-- WHAT THE TASK REQUIRES --
Pick out each line of the records that includes the string "with", and copy it.

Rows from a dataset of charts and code
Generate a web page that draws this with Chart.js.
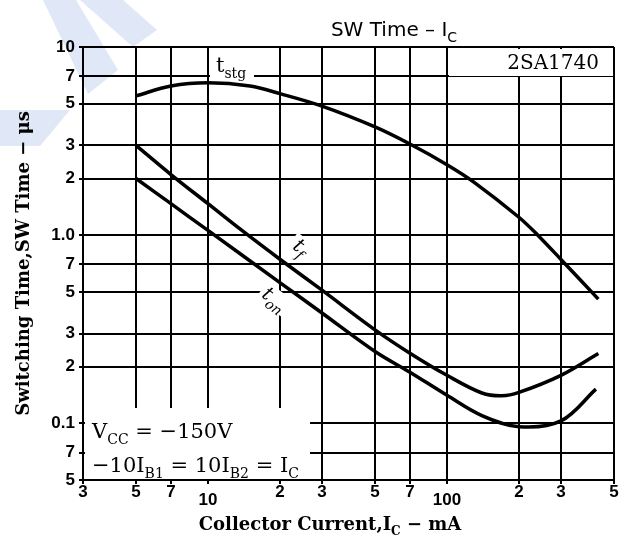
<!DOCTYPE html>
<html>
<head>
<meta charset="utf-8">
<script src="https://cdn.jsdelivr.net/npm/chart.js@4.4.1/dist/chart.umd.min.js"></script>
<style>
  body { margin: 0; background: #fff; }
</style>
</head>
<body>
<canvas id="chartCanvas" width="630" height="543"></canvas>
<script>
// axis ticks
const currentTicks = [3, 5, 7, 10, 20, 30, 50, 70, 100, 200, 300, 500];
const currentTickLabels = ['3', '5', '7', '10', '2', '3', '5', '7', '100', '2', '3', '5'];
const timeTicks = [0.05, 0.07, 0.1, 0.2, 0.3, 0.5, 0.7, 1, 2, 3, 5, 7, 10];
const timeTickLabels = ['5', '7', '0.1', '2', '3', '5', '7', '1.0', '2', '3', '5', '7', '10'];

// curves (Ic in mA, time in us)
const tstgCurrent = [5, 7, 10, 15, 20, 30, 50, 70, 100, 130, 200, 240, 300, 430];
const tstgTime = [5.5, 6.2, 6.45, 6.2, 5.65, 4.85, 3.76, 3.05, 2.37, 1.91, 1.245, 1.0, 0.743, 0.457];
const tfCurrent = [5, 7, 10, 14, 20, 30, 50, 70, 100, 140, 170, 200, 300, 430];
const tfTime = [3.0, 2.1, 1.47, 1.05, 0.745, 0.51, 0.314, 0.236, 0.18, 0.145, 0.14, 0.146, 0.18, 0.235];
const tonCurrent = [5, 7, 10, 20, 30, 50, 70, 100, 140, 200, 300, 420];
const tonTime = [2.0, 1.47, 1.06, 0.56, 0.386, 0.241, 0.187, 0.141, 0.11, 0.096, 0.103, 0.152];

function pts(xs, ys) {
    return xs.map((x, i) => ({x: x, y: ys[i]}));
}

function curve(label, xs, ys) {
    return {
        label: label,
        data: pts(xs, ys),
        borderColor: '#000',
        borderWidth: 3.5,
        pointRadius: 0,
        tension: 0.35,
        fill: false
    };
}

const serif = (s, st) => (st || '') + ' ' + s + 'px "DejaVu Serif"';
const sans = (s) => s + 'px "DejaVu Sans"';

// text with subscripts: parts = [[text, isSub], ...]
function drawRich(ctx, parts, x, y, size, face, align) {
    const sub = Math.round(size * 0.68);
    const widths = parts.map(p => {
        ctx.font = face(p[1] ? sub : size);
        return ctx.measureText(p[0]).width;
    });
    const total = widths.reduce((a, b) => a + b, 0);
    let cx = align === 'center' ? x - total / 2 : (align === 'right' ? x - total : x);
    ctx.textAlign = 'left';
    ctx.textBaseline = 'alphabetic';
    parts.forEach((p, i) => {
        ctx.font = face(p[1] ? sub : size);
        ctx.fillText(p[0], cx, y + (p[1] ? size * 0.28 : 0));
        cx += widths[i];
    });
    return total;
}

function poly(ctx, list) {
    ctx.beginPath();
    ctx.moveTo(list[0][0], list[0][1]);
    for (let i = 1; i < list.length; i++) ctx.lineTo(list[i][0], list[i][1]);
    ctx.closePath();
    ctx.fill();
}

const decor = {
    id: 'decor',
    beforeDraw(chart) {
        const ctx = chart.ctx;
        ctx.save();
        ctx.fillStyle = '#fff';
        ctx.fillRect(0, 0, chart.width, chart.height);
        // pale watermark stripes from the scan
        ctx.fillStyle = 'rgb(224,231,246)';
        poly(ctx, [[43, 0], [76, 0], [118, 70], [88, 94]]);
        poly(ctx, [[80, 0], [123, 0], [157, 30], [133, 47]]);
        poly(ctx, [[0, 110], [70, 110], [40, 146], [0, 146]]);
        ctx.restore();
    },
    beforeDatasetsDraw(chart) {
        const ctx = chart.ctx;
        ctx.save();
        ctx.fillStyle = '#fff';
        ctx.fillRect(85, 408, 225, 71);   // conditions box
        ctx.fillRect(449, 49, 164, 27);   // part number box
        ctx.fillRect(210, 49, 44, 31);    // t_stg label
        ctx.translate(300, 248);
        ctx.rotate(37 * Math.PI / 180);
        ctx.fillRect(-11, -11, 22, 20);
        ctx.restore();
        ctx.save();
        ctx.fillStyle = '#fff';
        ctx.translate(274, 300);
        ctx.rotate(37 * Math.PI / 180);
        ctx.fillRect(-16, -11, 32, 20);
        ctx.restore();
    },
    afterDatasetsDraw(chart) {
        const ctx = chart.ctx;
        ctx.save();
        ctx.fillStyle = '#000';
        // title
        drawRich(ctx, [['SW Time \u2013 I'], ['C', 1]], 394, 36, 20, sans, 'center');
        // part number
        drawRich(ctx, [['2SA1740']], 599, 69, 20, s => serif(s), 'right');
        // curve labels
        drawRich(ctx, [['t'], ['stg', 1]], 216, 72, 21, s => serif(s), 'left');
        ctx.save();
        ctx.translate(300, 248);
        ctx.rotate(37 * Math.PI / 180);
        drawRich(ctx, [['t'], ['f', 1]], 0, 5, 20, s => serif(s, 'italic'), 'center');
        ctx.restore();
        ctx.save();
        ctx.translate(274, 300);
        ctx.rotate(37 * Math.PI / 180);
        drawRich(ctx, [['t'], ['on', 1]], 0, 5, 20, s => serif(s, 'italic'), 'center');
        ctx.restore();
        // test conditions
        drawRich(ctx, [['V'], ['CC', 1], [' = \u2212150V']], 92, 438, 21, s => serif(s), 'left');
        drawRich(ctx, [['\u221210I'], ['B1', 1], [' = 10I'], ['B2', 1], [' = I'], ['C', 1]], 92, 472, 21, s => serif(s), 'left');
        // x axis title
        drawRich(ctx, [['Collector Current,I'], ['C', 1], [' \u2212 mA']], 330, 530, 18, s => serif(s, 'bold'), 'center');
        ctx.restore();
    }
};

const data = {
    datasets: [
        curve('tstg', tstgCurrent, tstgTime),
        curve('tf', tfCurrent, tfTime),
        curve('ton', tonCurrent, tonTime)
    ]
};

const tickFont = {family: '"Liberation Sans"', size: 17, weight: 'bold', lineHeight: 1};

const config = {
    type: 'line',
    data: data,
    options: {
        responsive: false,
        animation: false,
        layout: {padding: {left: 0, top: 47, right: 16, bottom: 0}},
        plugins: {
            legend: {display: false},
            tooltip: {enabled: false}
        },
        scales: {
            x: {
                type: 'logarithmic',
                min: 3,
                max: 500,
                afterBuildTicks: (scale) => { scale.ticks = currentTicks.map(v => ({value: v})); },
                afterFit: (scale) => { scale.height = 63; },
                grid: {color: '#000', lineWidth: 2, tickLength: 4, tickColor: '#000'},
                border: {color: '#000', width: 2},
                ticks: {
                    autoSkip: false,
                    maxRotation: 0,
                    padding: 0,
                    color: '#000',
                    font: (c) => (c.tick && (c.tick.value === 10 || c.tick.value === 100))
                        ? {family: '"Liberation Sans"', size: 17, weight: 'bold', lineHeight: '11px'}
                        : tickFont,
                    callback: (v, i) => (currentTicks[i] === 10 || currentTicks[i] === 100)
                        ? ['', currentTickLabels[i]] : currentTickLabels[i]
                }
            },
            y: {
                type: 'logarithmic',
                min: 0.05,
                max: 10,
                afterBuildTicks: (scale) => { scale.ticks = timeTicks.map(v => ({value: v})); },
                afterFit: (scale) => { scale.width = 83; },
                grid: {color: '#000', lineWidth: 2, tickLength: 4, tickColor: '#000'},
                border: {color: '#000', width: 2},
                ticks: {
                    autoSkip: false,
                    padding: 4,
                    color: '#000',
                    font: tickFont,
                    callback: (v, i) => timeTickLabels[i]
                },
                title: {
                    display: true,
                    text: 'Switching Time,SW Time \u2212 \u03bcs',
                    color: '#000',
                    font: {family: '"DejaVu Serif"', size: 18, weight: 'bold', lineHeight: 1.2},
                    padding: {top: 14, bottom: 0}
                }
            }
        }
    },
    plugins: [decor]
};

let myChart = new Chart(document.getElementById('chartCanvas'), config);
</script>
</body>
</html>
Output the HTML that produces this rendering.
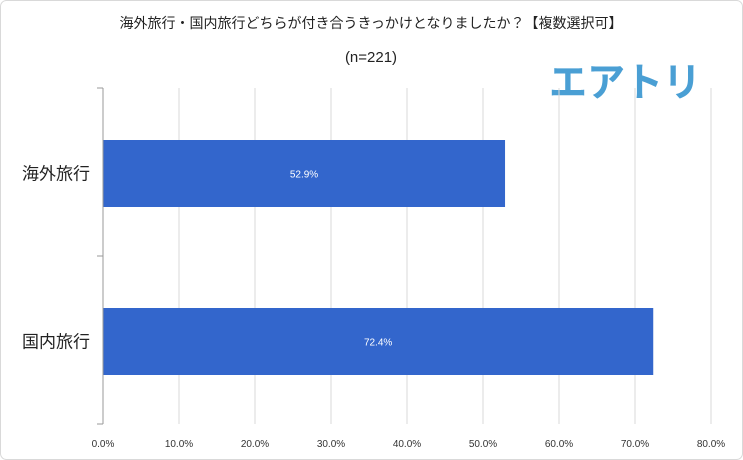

-- SOLUTION TO THE EXERCISE --
Generate a web page that draws this with Chart.js.
// text with subscripts: parts = [[text, isSub], ...]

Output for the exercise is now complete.